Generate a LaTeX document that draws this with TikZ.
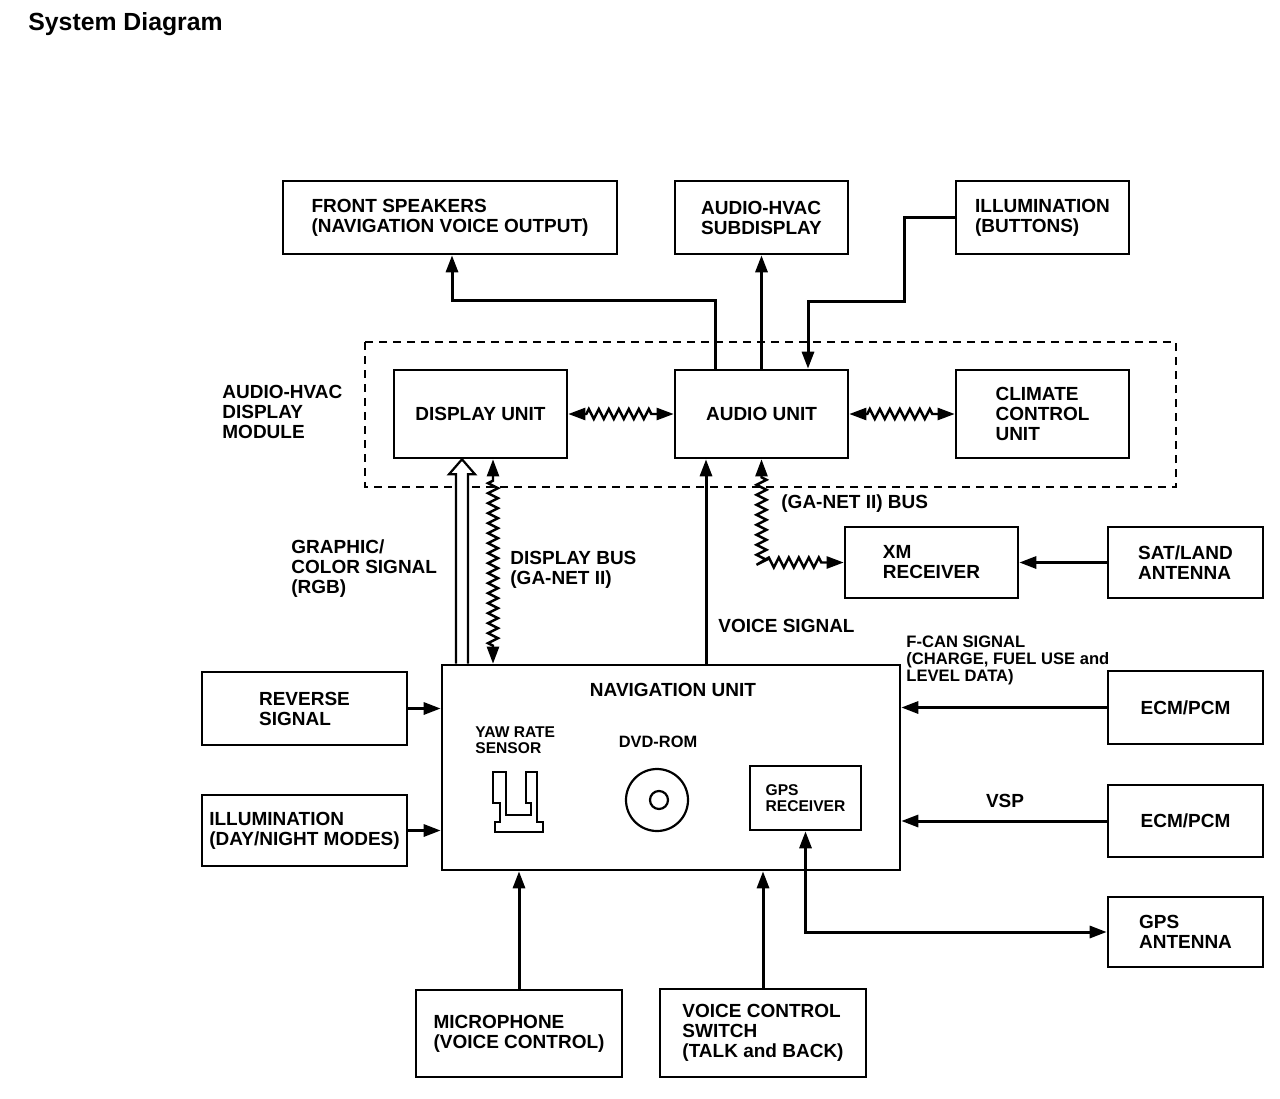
\documentclass[tikz,border=0pt]{standalone}
\usepackage{fontspec}
\setmainfont{Liberation Sans}
\usetikzlibrary{arrows.meta, decorations.pathmorphing, calc}

\newcommand{\boxfont}{\fontsize{9.5}{10}\selectfont\bfseries}
\newcommand{\smallfont}{\fontsize{7.8}{8}\selectfont\bfseries}
\newcommand{\canfont}{\fontsize{8.3}{8.5}\selectfont\bfseries}

\tikzset{
	blk/.style = {draw, line width = 1.3pt, align = left, font = \boxfont, minimum width = 86.5pt, minimum height = 36.5pt, inner sep = 1pt},
	lbl/.style = {align = left, font = \boxfont, inner sep = 0pt},
	arr/.style = {line width = 1.5pt, -{Triangle[length = 8.5pt, width = 6pt]}},
	arrs/.style = {line width = 1.5pt, {Triangle[length = 8.5pt, width = 6pt]}-{Triangle[length = 8.5pt, width = 6pt]}},
	bus/.style = {line width = 1.2pt, {Triangle[length = 8.5pt, width = 6pt]}-{Triangle[length = 8.5pt, width = 6pt]}, decorate, decoration = {zigzag, segment length = 5pt, amplitude = 2.5pt, pre length = 9pt, post length = 9pt}}
}

\begin{document}
\begin{tikzpicture}[x = 0.5pt, y = -0.5pt]

	\useasboundingbox (0, 0) rectangle (1280, 1098);

	% Title

	\node [lbl, anchor = west, font = \fontsize{12.4}{14}\selectfont\bfseries] (title) at (28, 24) {System Diagram};

	% Top row

	\node [blk, minimum width = 167pt] (fs) at (450, 217.5) {FRONT SPEAKERS\\(NAVIGATION VOICE OUTPUT)};
	\node [blk] (sub) at (761.5, 217.5) {AUDIO-HVAC\\SUBDISPLAY};
	\node [blk] (illb) at (1042.5, 217.5) {ILLUMINATION\\(BUTTONS)};

	% Audio-HVAC display module

	\draw [line width = 1pt, dash pattern = on 4pt off 3pt] (365, 342) rectangle (1176, 487);
	\node [blk, minimum height = 44pt] (disp) at (480.5, 414) {DISPLAY UNIT};
	\node [blk, minimum height = 44pt] (aud) at (761.5, 414) {AUDIO UNIT};
	\node [blk, minimum height = 44pt] (clim) at (1042.5, 414) {CLIMATE\\CONTROL\\UNIT};
	\node [lbl, anchor = west] (modlbl) at (222, 412) {AUDIO-HVAC\\DISPLAY\\MODULE};

	% Receiver row

	\node [blk, minimum height = 35.5pt] (xm) at (931.5, 562.5) {XM\\RECEIVER};
	\node [blk, minimum width = 77.5pt, minimum height = 35.5pt] (sat) at (1185.5, 562.5) {SAT/LAND\\ANTENNA};

	% Navigation unit and what is inside

	\node [blk, minimum width = 229pt, minimum height = 102.5pt] (nav) at (671, 767.5) {};
	\node [lbl] (navlbl) at (673, 690) {NAVIGATION UNIT};
	\node [lbl, anchor = west, font = \smallfont] (yawlbl) at (475, 740) {YAW RATE\\SENSOR};
	\node [lbl, font = \fontsize{8.2}{9}\selectfont\bfseries] (dvdlbl) at (658, 742) {DVD-ROM};
	\node [blk, minimum width = 55.5pt, minimum height = 32pt, font = \smallfont] (gps) at (805.5, 798) {GPS\\RECEIVER};

	\draw [line width = 1.1pt] (493, 772) -- (506, 772) -- (506, 815) -- (531, 815) -- (531, 803) -- (526, 803) -- (526, 772) -- (537, 772) -- (537, 822) -- (543, 822) -- (543, 832) -- (495, 832) -- (495, 822) -- (500, 822) -- (500, 803) -- (493, 803) -- cycle;

	\draw [line width = 1.1pt] (657, 800) circle [radius = 15.5pt];
	\draw [line width = 1.1pt] (659, 800) circle [radius = 4.5pt];

	% Left and right inputs

	\node [blk, minimum width = 102.5pt] (rev) at (304.5, 708.5) {REVERSE\\SIGNAL};
	\node [blk, minimum width = 102.5pt, minimum height = 35.5pt] (illd) at (304.5, 830.5) {ILLUMINATION\\(DAY/NIGHT MODES)};

	\node [blk, minimum width = 77.5pt] (ecma) at (1185.5, 707.5) {ECM/PCM};
	\node [blk, minimum width = 77.5pt, minimum height = 36pt] (ecmb) at (1185.5, 821) {ECM/PCM};
	\node [blk, minimum width = 77.5pt, minimum height = 35pt] (gpsa) at (1185.5, 932) {GPS\\ANTENNA};

	% Bottom row

	\node [blk, minimum width = 103pt, minimum height = 43.5pt] (mic) at (519, 1033.5) {MICROPHONE\\(VOICE CONTROL)};
	\node [blk, minimum width = 103pt, minimum height = 44pt] (vcs) at (763, 1033) {VOICE CONTROL\\SWITCH\\(TALK and BACK)};

	% Outputs of the audio unit

	\draw [arr] ([xshift = -23.25pt] aud.north) -- ++(0, 34pt) -| ([xshift = 1pt] fs.south);
	\draw [arr] (aud.north) -- (sub.south);
	\draw [arr] (illb.west) -- ++(-25pt, 0) -- ++(0, -42pt) -| ([xshift = 23.25pt] aud.north);

	% Buses

	\draw [bus] (disp) -- (aud);
	\draw [bus] (aud) -- (clim);

	\coordinate (rgb) at ([xshift = -9.25pt] disp.south);
	\coordinate (dbus) at ([xshift = 6.25pt] disp.south);
	\coordinate (voice) at ([xshift = -27.75pt] aud.south);

	\draw [bus] (dbus |- nav.north) -- (dbus);
	\draw [arr] (voice |- nav.north) -- (voice);
	\draw [bus] (aud.south) |- (xm.west);

	% Graphic signal, hollow arrow

	\draw [line width = 1.1pt, fill = white] ($(rgb |- nav.north) + (-6, 0)$) -- ($(rgb) + (-6, 15)$) -- ($(rgb) + (-13, 15)$) -- (rgb) -- ($(rgb) + (13, 15)$) -- ($(rgb) + (6, 15)$) -- ($(rgb |- nav.north) + (6, 0)$);

	% Inputs of the navigation unit

	\draw [arr] (sat) -- (xm);
	\draw [arr] (rev.east) -- (rev.east -| nav.west);
	\draw [arr] (illd.east) -- (illd.east -| nav.west);
	\draw [arr] (ecma.west) -- (ecma.west -| nav.east);
	\draw [arr] (ecmb.west) -- (ecmb.west -| nav.east);
	\draw [arr] (mic.north) -- (mic.north |- nav.south);
	\draw [arr] (vcs.north) -- (vcs.north |- nav.south);
	\draw [arrs] (gpsa.west) -| (gps.south);

	% Signal labels

	\node [lbl, anchor = west] (rgblbl) at (291, 569) {GRAPHIC/\\COLOR SIGNAL\\(RGB)};
	\node [lbl, anchor = west] (dbuslbl) at (510, 569.5) {DISPLAY BUS\\(GA-NET II)};
	\node [lbl, anchor = west] (voicelbl) at (718, 626) {VOICE SIGNAL};
	\node [lbl, anchor = west] (ganetlbl) at (781, 504) {(GA-NET II) BUS};
	\node [lbl, anchor = west, font = \canfont] (fcanlbl) at (906, 660) {F-CAN SIGNAL\\(CHARGE, FUEL USE and\\ LEVEL DATA)};
	\node [lbl] (vsplbl) at (1005, 801) {VSP};

\end{tikzpicture}
\end{document}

Written instruction
Repeat, exactly and in full, each line from the start of the data to the line that contains "35.5pt] (sat) at". Pictures do not go in.

Written solution
Generate a LaTeX document that draws this with TikZ.
\documentclass[tikz,border=0pt]{standalone}
\usepackage{fontspec}
\setmainfont{Liberation Sans}
\usetikzlibrary{arrows.meta, decorations.pathmorphing, calc}

\newcommand{\boxfont}{\fontsize{9.5}{10}\selectfont\bfseries}
\newcommand{\smallfont}{\fontsize{7.8}{8}\selectfont\bfseries}
\newcommand{\canfont}{\fontsize{8.3}{8.5}\selectfont\bfseries}

\tikzset{
	blk/.style = {draw, line width = 1.3pt, align = left, font = \boxfont, minimum width = 86.5pt, minimum height = 36.5pt, inner sep = 1pt},
	lbl/.style = {align = left, font = \boxfont, inner sep = 0pt},
	arr/.style = {line width = 1.5pt, -{Triangle[length = 8.5pt, width = 6pt]}},
	arrs/.style = {line width = 1.5pt, {Triangle[length = 8.5pt, width = 6pt]}-{Triangle[length = 8.5pt, width = 6pt]}},
	bus/.style = {line width = 1.2pt, {Triangle[length = 8.5pt, width = 6pt]}-{Triangle[length = 8.5pt, width = 6pt]}, decorate, decoration = {zigzag, segment length = 5pt, amplitude = 2.5pt, pre length = 9pt, post length = 9pt}}
}

\begin{document}
\begin{tikzpicture}[x = 0.5pt, y = -0.5pt]

	\useasboundingbox (0, 0) rectangle (1280, 1098);

	% Title

	\node [lbl, anchor = west, font = \fontsize{12.4}{14}\selectfont\bfseries] (title) at (28, 24) {System Diagram};

	% Top row

	\node [blk, minimum width = 167pt] (fs) at (450, 217.5) {FRONT SPEAKERS\\(NAVIGATION VOICE OUTPUT)};
	\node [blk] (sub) at (761.5, 217.5) {AUDIO-HVAC\\SUBDISPLAY};
	\node [blk] (illb) at (1042.5, 217.5) {ILLUMINATION\\(BUTTONS)};

	% Audio-HVAC display module

	\draw [line width = 1pt, dash pattern = on 4pt off 3pt] (365, 342) rectangle (1176, 487);
	\node [blk, minimum height = 44pt] (disp) at (480.5, 414) {DISPLAY UNIT};
	\node [blk, minimum height = 44pt] (aud) at (761.5, 414) {AUDIO UNIT};
	\node [blk, minimum height = 44pt] (clim) at (1042.5, 414) {CLIMATE\\CONTROL\\UNIT};
	\node [lbl, anchor = west] (modlbl) at (222, 412) {AUDIO-HVAC\\DISPLAY\\MODULE};

	% Receiver row

	\node [blk, minimum height = 35.5pt] (xm) at (931.5, 562.5) {XM\\RECEIVER};
	\node [blk, minimum width = 77.5pt, minimum height = 35.5pt] (sat) at (1185.5, 562.5) {SAT/LAND\\ANTENNA};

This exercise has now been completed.